According to the cooperative framework published by the Office of the United States Trade Representative (USTR), a key provision within the new agreement is that both sides will be subjected to a more open and transparent process in the way that they government funding supports research and development of new aircraft programs and technologies developed by Airbus and Boeing.
“Each side intends to provide any funding for research and development (R&D) for large civil aircraft to its [Large Civil Aircraft] LCA producer through an open and transparent process and intends to make the results of fully government-funded R&D widely available, to the extent permitted by law,” the framework reads. “Each side intends not to provide R&D funding or other support that is specific to its LCA producer in a way that would cause negative effects to the other side.”
A working group established by the new agreement will meet “upon request” twice a year, according to the agreement, and will serve as a bilateral resolution board when disputes arise between the two sides. There will also be an effort by the working group to analyze the “non-market practice of third parties that may harm their respective large civil aircraft industries.”
A statement on the agreement published by the European Commission valued the total of the suspended tariffs at $11.5 billion.
“With this agreement, we are grounding the Airbus-Boeing dispute. It proves that the transatlantic relationship is now moving to the next level and that we can work with the US on tackling long-running disputes,” European Commission Executive Vice-President Valdis Dombrovskis said in a statement. “We now have time and space to find a lasting solution through our new Working Group on Aircraft, while saving billions of euros in duties for importers on both sides of the Atlantic.”
The dispute originally began in 2004, after a World Trade Organization (WTO) case filed by the U.S. against the EU claiming that Airbus was being illegally subsidized by the EU. A follow-up WTO complaint against the U.S. was filed by the EU the next year, kicking off the tariff battle between the two sides.

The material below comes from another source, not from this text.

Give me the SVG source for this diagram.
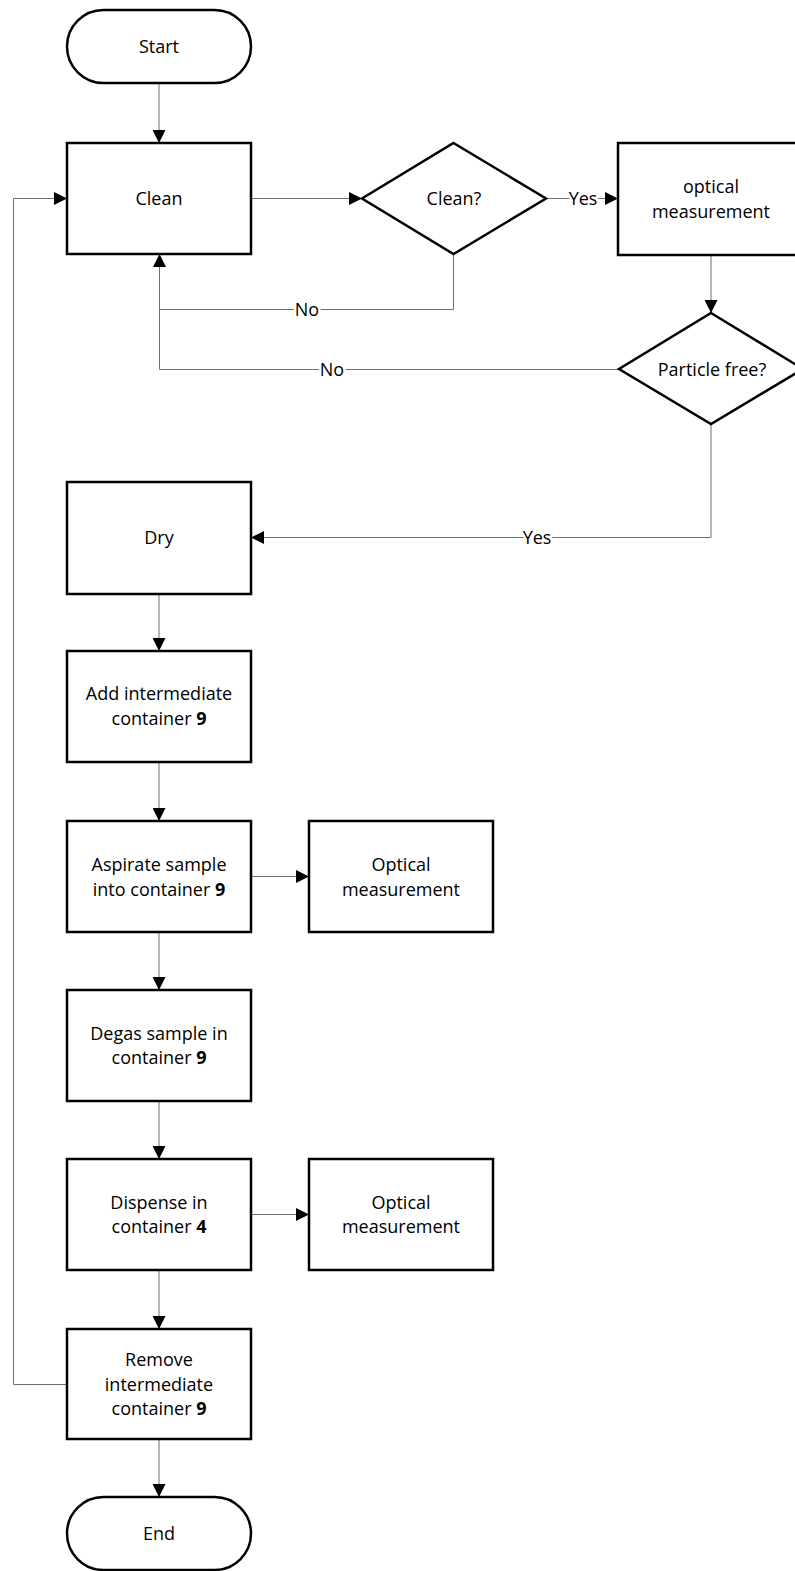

In 2019, the feud was reignited by WTO Large Civil Aircraft litigation which involved EU subsidies equaling $7.5 billion annually, according to the USTR. The U.S. determined they were denied rights under the WTO Agreement and placed additional duties on products from certain EU member states in Oct. 2019.
The tariff battle escalated in January when new tariffs were enacted by USTR on fuselages and fuselage sections, wings and wing assemblies, and horizontal and vertical stabilizers in response to tariffs enacted by the EU in November 2020.
“After years of bitter litigation and weeks of intense diplomacy, we have reached a deal on a set of high-level principles that resets U.S.-EU engagement in the large civil aircraft industry,” U.S. Ambassador Katherine Tai said in a statement.
Boeing released a statement welcoming the new agreement, describing it as a path toward ensuring that all future government support for commercial aircraft production is “provided on market terms.”
“The understanding reached today commits the EU to addressing launch aid, and leaves in place the necessary rules to ensure that the EU and United States live up to that commitment, without requiring further WTO action. Boeing will fully support the U.S. Government’s efforts to ensure that the principles in this understanding are respected,” Boeing said in the statement.